** start **

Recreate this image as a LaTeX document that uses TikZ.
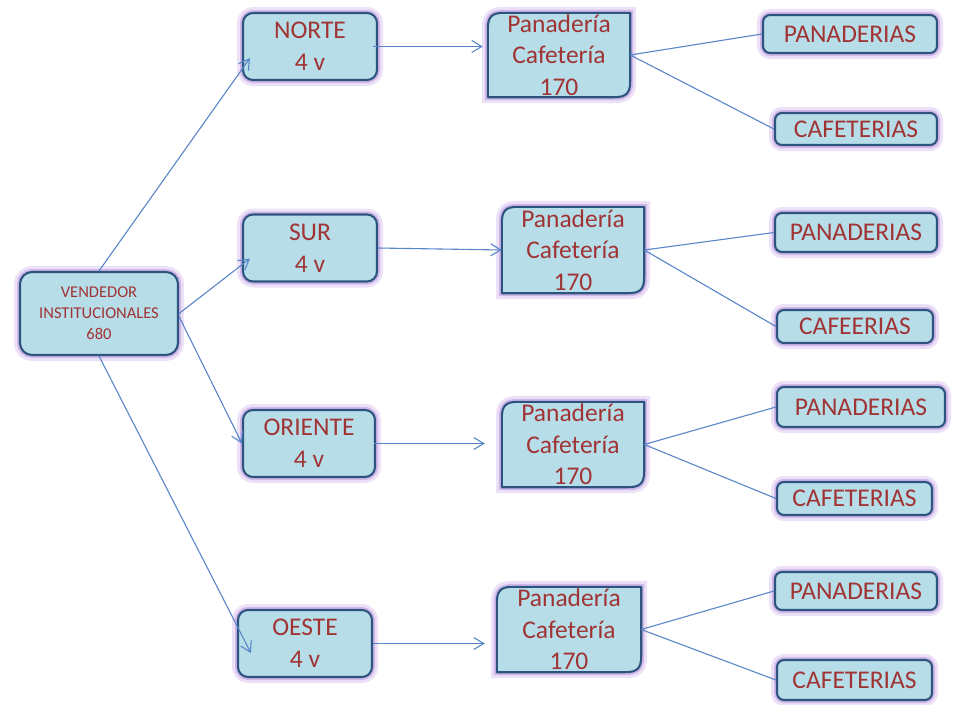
\documentclass[tikz,border=0pt]{standalone}
\usepackage{fontspec}
\setmainfont{Carlito}
\usepackage{tikz}
\usetikzlibrary{arrows.meta,positioning,backgrounds}

\definecolor{boxfill}{RGB}{183,221,232}
\definecolor{boxline}{RGB}{45,84,126}
\definecolor{txtred}{RGB}{160,52,52}
\definecolor{linkblue}{RGB}{88,134,200}
\definecolor{glowc}{RGB}{200,170,230}

\begin{document}
\begin{tikzpicture}[
            x=1pt,y=-1pt,
            glow/.style={preaction={draw=glowc!35,line width=12pt},preaction={draw=glowc!85,line width=6pt}},
            base/.style={fill=boxfill,draw=boxline,line width=2.1pt,glow,text=txtred,align=center,inner sep=0pt},
            vend/.style={base,rounded corners=12pt,minimum width=158pt,minimum height=83pt,font=\fontsize{16.5}{21}\selectfont},
            zona/.style={base,rounded corners=10pt,minimum width=134pt,minimum height=67pt,font=\fontsize{25.5}{32}\selectfont},
            pan/.style={inner sep=0pt,text=txtred,align=center,minimum width=142pt,minimum height=85pt,font=\fontsize{25.5}{31.5}\selectfont},
            panline/.style={fill=boxfill,draw=boxline,line width=2.1pt,line join=round,glow},
            tipo/.style={base,rounded corners=7pt,font=\fontsize{25.5}{30}\selectfont},
            flecha/.style={draw=linkblue,line width=1.1pt,-{Straight Barb[length=10pt,width=12pt]}},
            rama/.style={draw=linkblue,line width=1.1pt}
          ]
          \useasboundingbox (0,0) rectangle (955,704);

          \node[vend] (vend) at (99,313.5) {VENDEDOR\\INSTITUCIONALES\\680};

          %zonas
          \node[zona] (norte) at (310,46.5) {NORTE\\4 v};
          \node[zona] (sur) at (310,248) {SUR\\4 v};
          \node[zona,minimum width=132pt] (oriente) at (309,443.5) {ORIENTE\\4 v};
          \node[zona] (oeste) at (305,643.5) {OESTE\\4 v};

          %panaderia cafeteria
          \node[pan,minimum height=84pt] (p1) at (559,55) {Panadería\\Cafetería\\170};
          \node[pan,minimum height=86pt] (p2) at (573,250) {Panadería\\Cafetería\\170};
          \node[pan] (p3) at (573,444.5) {Panadería\\Cafetería\\170};
          \node[pan,minimum width=144pt] (p4) at (569,629.5) {Panadería\\Cafetería\\170};
          \begin{scope}[on background layer]
            \foreach \p in {p1,p2,p3,p4}
              \draw[panline] (\p.north east) -- ([yshift=16pt]\p.south east)
                .. controls ([yshift=4pt]\p.south east) and ([xshift=-4pt]\p.south east) .. ([xshift=-16pt]\p.south east)
                -- (\p.south west) -- ([yshift=-16pt]\p.north west)
                .. controls ([yshift=-4pt]\p.north west) and ([xshift=4pt]\p.north west) .. ([xshift=16pt]\p.north west) -- cycle;
          \end{scope}

          %tipos
          \node[tipo,minimum width=174pt,minimum height=38pt] (pa1) at (850,34) {PANADERIAS};
          \node[tipo,minimum width=162pt,minimum height=32pt] (ca1) at (856,129) {CAFETERIAS};
          \node[tipo,minimum width=162pt,minimum height=39pt] (pa2) at (856,232.5) {PANADERIAS};
          \node[tipo,minimum width=156pt,minimum height=33pt] (ca2) at (855,326.5) {CAFEERIAS};
          \node[tipo,minimum width=168pt,minimum height=40pt] (pa3) at (861,407) {PANADERIAS};
          \node[tipo,minimum width=155pt,minimum height=33pt] (ca3) at (854.5,498.5) {CAFETERIAS};
          \node[tipo,minimum width=162pt,minimum height=38pt] (pa4) at (856,591) {PANADERIAS};
          \node[tipo,minimum width=155pt,minimum height=40pt] (ca4) at (854.5,680) {CAFETERIAS};

          %puntas dentro de las zonas
          \coordinate (tn) at ([shift={(8pt,23pt)}]norte.south west);
          \coordinate (ts) at ([shift={(8pt,24pt)}]sur.south west);
          \coordinate (to) at ([shift={(14pt,25pt)}]oeste.south west);

          %vendedor a zonas
          \path[flecha] (vend.north) -- (tn);
          \path[flecha] (vend.east) -- (ts);
          \path[flecha] ([yshift=-3pt]vend.east) -- (oriente.west);
          \path[flecha] (vend.south) -- (to);

          %zonas a panaderia
          \path[flecha,shorten <=-5pt,shorten >=5pt] (norte.east) -- (norte.east -| p1.west);
          \path[flecha] (sur.east) -- (p2.west);
          \path[flecha,shorten <=-2pt,shorten >=17pt] (oriente.east) -- (oriente.east -| p3.west);
          \path[flecha,shorten >=12pt] (oeste.east) -- (oeste.east -| p4.west);

          %panaderia a tipos
          \path[rama]
          (p1.east) -- (pa1.west) (p1.east) -- (ca1.west)
          (p2.east) -- (pa2.west) (p2.east) -- (ca2.west)
          (p3.east) -- (pa3.west) (p3.east) -- (ca3.west)
          (p4.east) -- (pa4.west) (p4.east) -- (ca4.west)
          ;

      \end{tikzpicture}
\end{document}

** end **

● Exercise details:
Repeat all the data as it stands, dropping any images it holds.

● Correct output:
Recreate this image as a LaTeX document that uses TikZ.
\documentclass[tikz,border=0pt]{standalone}
\usepackage{fontspec}
\setmainfont{Carlito}
\usepackage{tikz}
\usetikzlibrary{arrows.meta,positioning,backgrounds}

\definecolor{boxfill}{RGB}{183,221,232}
\definecolor{boxline}{RGB}{45,84,126}
\definecolor{txtred}{RGB}{160,52,52}
\definecolor{linkblue}{RGB}{88,134,200}
\definecolor{glowc}{RGB}{200,170,230}

\begin{document}
\begin{tikzpicture}[
            x=1pt,y=-1pt,
            glow/.style={preaction={draw=glowc!35,line width=12pt},preaction={draw=glowc!85,line width=6pt}},
            base/.style={fill=boxfill,draw=boxline,line width=2.1pt,glow,text=txtred,align=center,inner sep=0pt},
            vend/.style={base,rounded corners=12pt,minimum width=158pt,minimum height=83pt,font=\fontsize{16.5}{21}\selectfont},
            zona/.style={base,rounded corners=10pt,minimum width=134pt,minimum height=67pt,font=\fontsize{25.5}{32}\selectfont},
            pan/.style={inner sep=0pt,text=txtred,align=center,minimum width=142pt,minimum height=85pt,font=\fontsize{25.5}{31.5}\selectfont},
            panline/.style={fill=boxfill,draw=boxline,line width=2.1pt,line join=round,glow},
            tipo/.style={base,rounded corners=7pt,font=\fontsize{25.5}{30}\selectfont},
            flecha/.style={draw=linkblue,line width=1.1pt,-{Straight Barb[length=10pt,width=12pt]}},
            rama/.style={draw=linkblue,line width=1.1pt}
          ]
          \useasboundingbox (0,0) rectangle (955,704);

          \node[vend] (vend) at (99,313.5) {VENDEDOR\\INSTITUCIONALES\\680};

          %zonas
          \node[zona] (norte) at (310,46.5) {NORTE\\4 v};
          \node[zona] (sur) at (310,248) {SUR\\4 v};
          \node[zona,minimum width=132pt] (oriente) at (309,443.5) {ORIENTE\\4 v};
          \node[zona] (oeste) at (305,643.5) {OESTE\\4 v};

          %panaderia cafeteria
          \node[pan,minimum height=84pt] (p1) at (559,55) {Panadería\\Cafetería\\170};
          \node[pan,minimum height=86pt] (p2) at (573,250) {Panadería\\Cafetería\\170};
          \node[pan] (p3) at (573,444.5) {Panadería\\Cafetería\\170};
          \node[pan,minimum width=144pt] (p4) at (569,629.5) {Panadería\\Cafetería\\170};
          \begin{scope}[on background layer]
            \foreach \p in {p1,p2,p3,p4}
              \draw[panline] (\p.north east) -- ([yshift=16pt]\p.south east)
                .. controls ([yshift=4pt]\p.south east) and ([xshift=-4pt]\p.south east) .. ([xshift=-16pt]\p.south east)
                -- (\p.south west) -- ([yshift=-16pt]\p.north west)
                .. controls ([yshift=-4pt]\p.north west) and ([xshift=4pt]\p.north west) .. ([xshift=16pt]\p.north west) -- cycle;
          \end{scope}

          %tipos
          \node[tipo,minimum width=174pt,minimum height=38pt] (pa1) at (850,34) {PANADERIAS};
          \node[tipo,minimum width=162pt,minimum height=32pt] (ca1) at (856,129) {CAFETERIAS};
          \node[tipo,minimum width=162pt,minimum height=39pt] (pa2) at (856,232.5) {PANADERIAS};
          \node[tipo,minimum width=156pt,minimum height=33pt] (ca2) at (855,326.5) {CAFEERIAS};
          \node[tipo,minimum width=168pt,minimum height=40pt] (pa3) at (861,407) {PANADERIAS};
          \node[tipo,minimum width=155pt,minimum height=33pt] (ca3) at (854.5,498.5) {CAFETERIAS};
          \node[tipo,minimum width=162pt,minimum height=38pt] (pa4) at (856,591) {PANADERIAS};
          \node[tipo,minimum width=155pt,minimum height=40pt] (ca4) at (854.5,680) {CAFETERIAS};

          %puntas dentro de las zonas
          \coordinate (tn) at ([shift={(8pt,23pt)}]norte.south west);
          \coordinate (ts) at ([shift={(8pt,24pt)}]sur.south west);
          \coordinate (to) at ([shift={(14pt,25pt)}]oeste.south west);

          %vendedor a zonas
          \path[flecha] (vend.north) -- (tn);
          \path[flecha] (vend.east) -- (ts);
          \path[flecha] ([yshift=-3pt]vend.east) -- (oriente.west);
          \path[flecha] (vend.south) -- (to);

          %zonas a panaderia
          \path[flecha,shorten <=-5pt,shorten >=5pt] (norte.east) -- (norte.east -| p1.west);
          \path[flecha] (sur.east) -- (p2.west);
          \path[flecha,shorten <=-2pt,shorten >=17pt] (oriente.east) -- (oriente.east -| p3.west);
          \path[flecha,shorten >=12pt] (oeste.east) -- (oeste.east -| p4.west);

          %panaderia a tipos
          \path[rama]
          (p1.east) -- (pa1.west) (p1.east) -- (ca1.west)
          (p2.east) -- (pa2.west) (p2.east) -- (ca2.west)
          (p3.east) -- (pa3.west) (p3.east) -- (ca3.west)
          (p4.east) -- (pa4.west) (p4.east) -- (ca4.west)
          ;

      \end{tikzpicture}
\end{document}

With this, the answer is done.